- _Problem_: Go through the lines below. Copy those with "this".

- _Exercise input_:
<<<<

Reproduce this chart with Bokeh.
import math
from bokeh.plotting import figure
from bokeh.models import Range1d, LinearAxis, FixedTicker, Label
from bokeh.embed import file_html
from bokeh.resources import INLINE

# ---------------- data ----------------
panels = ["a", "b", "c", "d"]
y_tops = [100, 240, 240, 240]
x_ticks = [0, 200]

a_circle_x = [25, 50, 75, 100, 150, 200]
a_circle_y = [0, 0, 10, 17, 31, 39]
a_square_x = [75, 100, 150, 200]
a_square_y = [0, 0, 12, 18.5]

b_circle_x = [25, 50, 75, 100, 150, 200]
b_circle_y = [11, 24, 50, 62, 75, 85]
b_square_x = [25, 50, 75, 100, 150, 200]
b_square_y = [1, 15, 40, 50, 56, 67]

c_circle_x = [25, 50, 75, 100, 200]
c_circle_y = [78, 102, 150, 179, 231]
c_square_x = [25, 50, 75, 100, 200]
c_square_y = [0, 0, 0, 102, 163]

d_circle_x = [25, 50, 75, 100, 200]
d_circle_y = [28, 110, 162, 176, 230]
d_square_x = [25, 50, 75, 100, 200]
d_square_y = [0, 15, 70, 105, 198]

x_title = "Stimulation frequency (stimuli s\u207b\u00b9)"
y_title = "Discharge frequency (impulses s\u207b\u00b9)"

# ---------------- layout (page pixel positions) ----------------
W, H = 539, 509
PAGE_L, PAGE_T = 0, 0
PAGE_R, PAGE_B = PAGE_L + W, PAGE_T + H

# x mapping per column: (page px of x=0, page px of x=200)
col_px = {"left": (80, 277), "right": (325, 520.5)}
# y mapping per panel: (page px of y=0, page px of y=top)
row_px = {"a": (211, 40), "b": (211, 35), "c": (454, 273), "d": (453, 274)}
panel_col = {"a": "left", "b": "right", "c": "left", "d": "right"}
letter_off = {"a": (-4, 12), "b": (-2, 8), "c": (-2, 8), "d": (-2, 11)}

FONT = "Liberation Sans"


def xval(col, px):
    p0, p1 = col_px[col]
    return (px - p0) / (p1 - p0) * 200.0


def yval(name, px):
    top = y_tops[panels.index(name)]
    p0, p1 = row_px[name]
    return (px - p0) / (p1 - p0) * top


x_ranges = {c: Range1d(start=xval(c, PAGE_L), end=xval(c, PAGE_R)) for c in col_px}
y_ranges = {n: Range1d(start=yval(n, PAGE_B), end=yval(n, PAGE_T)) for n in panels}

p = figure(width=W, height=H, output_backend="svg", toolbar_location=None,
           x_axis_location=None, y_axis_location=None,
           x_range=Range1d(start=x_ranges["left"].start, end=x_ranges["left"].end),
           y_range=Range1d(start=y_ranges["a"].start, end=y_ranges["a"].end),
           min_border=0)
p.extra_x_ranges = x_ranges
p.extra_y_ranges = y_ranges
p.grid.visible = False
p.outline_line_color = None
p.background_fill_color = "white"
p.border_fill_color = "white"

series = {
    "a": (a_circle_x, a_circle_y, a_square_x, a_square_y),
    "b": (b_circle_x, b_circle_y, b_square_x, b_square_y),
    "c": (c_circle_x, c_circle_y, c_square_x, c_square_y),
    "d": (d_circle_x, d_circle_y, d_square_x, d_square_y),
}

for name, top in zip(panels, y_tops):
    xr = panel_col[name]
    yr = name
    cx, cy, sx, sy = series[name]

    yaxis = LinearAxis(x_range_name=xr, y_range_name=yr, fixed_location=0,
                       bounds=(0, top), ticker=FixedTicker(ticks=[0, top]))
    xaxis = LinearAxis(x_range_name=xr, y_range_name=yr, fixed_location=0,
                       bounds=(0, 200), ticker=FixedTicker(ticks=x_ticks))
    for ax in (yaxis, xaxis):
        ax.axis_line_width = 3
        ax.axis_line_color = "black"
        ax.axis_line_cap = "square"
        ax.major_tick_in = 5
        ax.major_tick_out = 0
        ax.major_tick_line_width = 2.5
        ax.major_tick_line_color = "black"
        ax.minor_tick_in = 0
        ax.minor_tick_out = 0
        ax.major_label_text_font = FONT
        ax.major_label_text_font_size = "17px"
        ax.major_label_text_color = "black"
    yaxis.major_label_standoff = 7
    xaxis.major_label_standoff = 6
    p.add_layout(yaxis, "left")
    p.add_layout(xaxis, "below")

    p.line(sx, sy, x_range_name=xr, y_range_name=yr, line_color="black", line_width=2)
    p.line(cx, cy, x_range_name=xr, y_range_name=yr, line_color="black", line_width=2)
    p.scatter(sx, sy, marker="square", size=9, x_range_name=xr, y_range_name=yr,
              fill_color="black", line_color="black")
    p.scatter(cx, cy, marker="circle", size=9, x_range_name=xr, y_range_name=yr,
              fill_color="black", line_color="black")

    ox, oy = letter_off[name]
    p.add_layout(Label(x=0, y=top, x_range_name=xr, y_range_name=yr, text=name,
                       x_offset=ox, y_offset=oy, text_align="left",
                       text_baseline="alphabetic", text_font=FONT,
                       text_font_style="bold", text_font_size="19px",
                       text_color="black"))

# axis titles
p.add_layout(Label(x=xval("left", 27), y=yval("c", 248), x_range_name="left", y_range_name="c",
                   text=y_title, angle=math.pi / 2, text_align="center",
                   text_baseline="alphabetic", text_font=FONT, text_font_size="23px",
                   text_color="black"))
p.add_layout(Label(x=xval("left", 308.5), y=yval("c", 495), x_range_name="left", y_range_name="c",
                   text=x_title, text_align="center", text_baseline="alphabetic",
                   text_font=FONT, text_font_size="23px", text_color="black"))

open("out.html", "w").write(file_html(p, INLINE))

>>>>
<<<<

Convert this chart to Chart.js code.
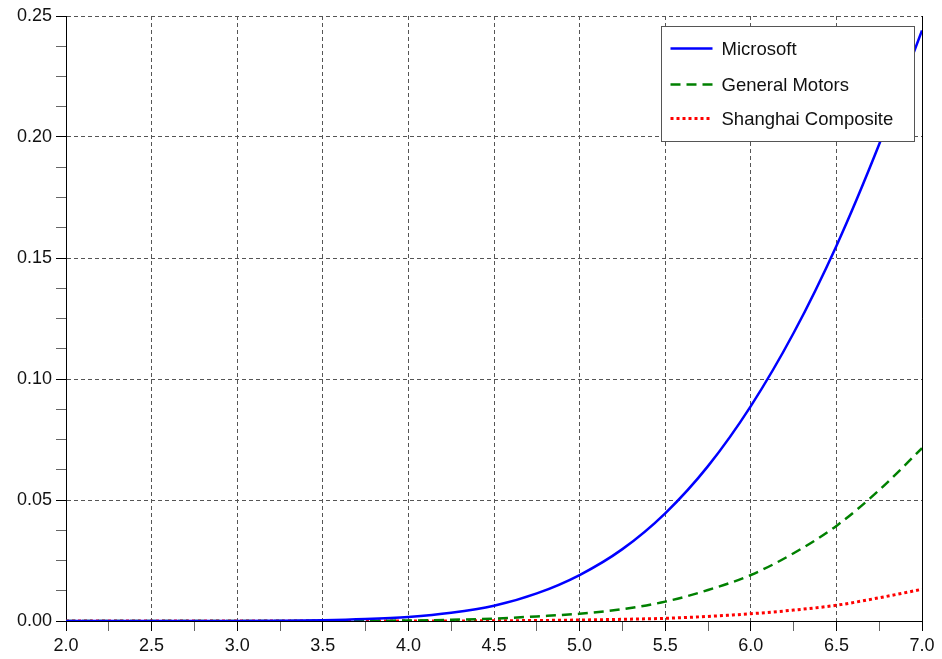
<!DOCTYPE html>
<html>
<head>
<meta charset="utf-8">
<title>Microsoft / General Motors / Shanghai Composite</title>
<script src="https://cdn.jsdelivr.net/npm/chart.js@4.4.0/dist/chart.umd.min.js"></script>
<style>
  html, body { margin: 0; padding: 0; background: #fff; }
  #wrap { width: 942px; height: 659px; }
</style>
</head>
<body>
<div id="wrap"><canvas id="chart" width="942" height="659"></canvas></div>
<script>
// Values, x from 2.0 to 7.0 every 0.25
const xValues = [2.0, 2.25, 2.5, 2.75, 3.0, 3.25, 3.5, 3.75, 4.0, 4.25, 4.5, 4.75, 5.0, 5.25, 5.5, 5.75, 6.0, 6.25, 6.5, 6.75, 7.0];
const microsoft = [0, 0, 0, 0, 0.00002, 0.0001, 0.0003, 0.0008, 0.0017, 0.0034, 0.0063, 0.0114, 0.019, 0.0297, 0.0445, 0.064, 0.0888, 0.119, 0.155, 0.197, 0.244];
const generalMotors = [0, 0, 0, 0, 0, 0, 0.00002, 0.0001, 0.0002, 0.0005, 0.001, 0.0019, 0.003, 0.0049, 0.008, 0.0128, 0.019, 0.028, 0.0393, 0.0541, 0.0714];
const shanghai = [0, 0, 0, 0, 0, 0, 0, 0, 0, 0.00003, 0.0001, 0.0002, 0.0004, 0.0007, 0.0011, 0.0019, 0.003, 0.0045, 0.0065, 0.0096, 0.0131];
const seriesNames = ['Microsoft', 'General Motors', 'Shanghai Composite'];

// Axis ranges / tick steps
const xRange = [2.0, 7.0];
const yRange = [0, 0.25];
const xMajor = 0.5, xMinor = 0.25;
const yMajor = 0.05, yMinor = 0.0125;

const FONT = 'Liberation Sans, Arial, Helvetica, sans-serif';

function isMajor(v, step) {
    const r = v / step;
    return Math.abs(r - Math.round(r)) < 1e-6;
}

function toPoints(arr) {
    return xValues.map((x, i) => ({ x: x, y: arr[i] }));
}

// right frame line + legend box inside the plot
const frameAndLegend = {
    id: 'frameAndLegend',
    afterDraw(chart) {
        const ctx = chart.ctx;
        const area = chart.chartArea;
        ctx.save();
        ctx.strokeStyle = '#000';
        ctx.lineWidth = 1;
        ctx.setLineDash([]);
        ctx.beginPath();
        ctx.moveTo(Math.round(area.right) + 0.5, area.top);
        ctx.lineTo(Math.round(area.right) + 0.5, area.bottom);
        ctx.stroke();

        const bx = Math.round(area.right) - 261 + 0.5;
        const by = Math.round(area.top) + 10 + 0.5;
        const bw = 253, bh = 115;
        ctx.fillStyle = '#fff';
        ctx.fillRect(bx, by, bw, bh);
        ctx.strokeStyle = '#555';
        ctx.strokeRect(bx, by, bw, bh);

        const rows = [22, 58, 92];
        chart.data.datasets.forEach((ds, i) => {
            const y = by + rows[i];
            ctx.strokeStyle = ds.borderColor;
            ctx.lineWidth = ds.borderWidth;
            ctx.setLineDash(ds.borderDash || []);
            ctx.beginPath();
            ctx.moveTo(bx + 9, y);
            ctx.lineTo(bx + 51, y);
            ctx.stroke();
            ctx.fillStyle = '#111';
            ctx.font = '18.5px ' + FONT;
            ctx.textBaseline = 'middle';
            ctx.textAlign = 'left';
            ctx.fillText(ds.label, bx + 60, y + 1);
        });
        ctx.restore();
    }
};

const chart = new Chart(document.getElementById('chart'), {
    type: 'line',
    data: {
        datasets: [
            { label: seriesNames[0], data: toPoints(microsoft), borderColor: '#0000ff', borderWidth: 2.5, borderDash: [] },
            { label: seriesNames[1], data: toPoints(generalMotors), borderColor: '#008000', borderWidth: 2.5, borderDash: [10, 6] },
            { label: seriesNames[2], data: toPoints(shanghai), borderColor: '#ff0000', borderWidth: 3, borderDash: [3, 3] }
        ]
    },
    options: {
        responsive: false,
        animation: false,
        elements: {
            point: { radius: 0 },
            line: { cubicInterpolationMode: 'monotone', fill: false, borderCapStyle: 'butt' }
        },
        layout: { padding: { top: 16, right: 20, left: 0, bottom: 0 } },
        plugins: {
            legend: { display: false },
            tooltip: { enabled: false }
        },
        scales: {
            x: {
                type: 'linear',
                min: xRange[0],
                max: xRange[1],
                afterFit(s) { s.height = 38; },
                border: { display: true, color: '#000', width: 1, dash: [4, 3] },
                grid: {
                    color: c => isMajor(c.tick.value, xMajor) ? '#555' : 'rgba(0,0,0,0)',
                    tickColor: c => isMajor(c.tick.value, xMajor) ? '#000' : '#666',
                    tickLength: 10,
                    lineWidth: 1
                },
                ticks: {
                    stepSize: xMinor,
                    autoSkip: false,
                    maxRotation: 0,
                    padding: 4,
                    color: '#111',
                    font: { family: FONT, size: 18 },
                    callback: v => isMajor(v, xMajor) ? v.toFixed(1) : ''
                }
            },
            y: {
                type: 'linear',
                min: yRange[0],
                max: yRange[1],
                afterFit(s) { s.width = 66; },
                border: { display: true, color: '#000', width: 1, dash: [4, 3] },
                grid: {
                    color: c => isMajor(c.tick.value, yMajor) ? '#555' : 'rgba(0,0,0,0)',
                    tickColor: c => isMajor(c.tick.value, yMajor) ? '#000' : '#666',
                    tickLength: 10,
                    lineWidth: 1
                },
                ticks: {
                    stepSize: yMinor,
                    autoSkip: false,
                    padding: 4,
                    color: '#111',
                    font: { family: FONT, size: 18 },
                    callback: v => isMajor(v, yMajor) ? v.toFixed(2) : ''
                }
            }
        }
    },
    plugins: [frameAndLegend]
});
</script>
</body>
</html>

>>>>
<<<<

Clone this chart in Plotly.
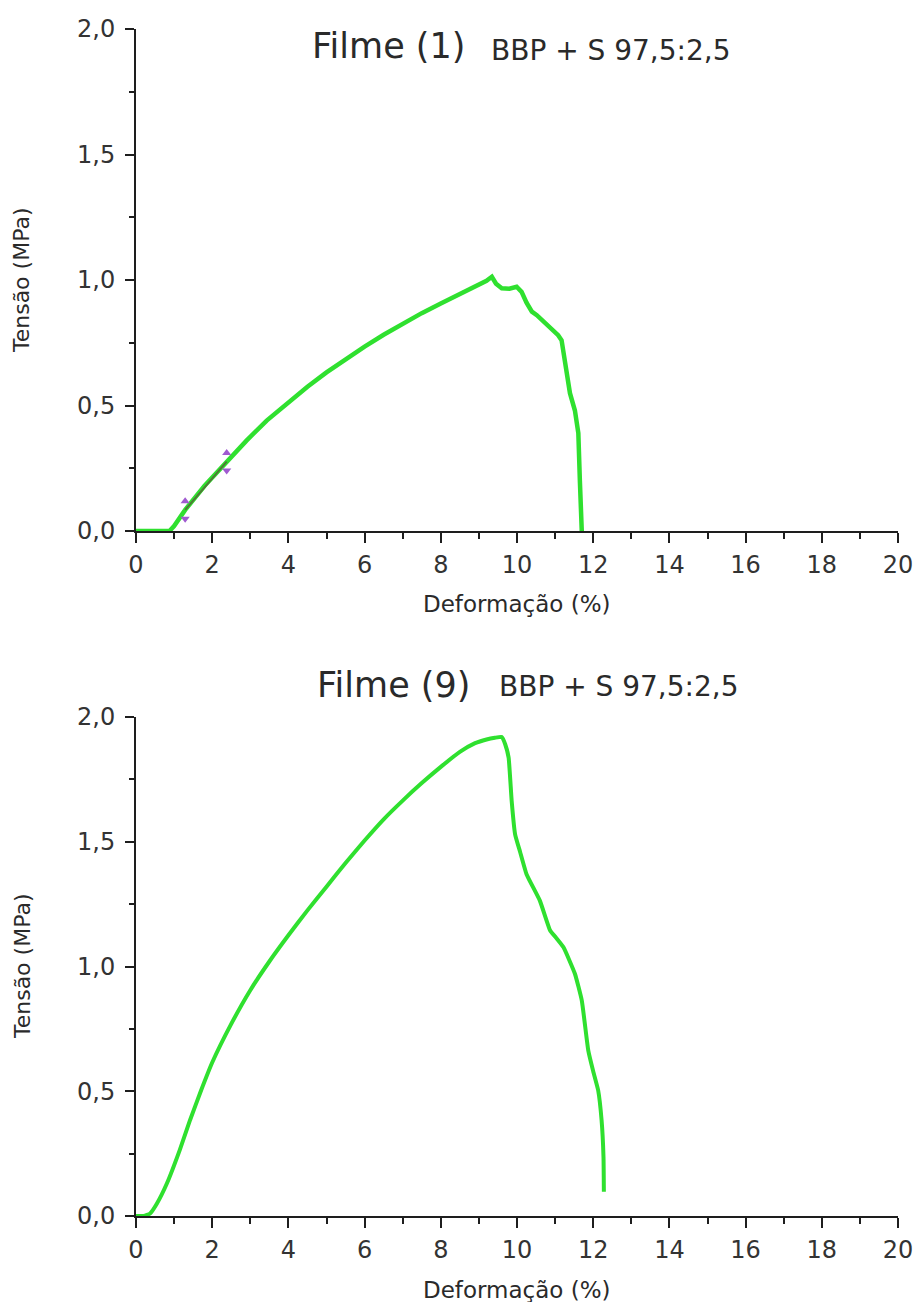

>>>>

- _Completed exercise_:
Reproduce this chart with Bokeh.
Convert this chart to Chart.js code.
Clone this chart in Plotly.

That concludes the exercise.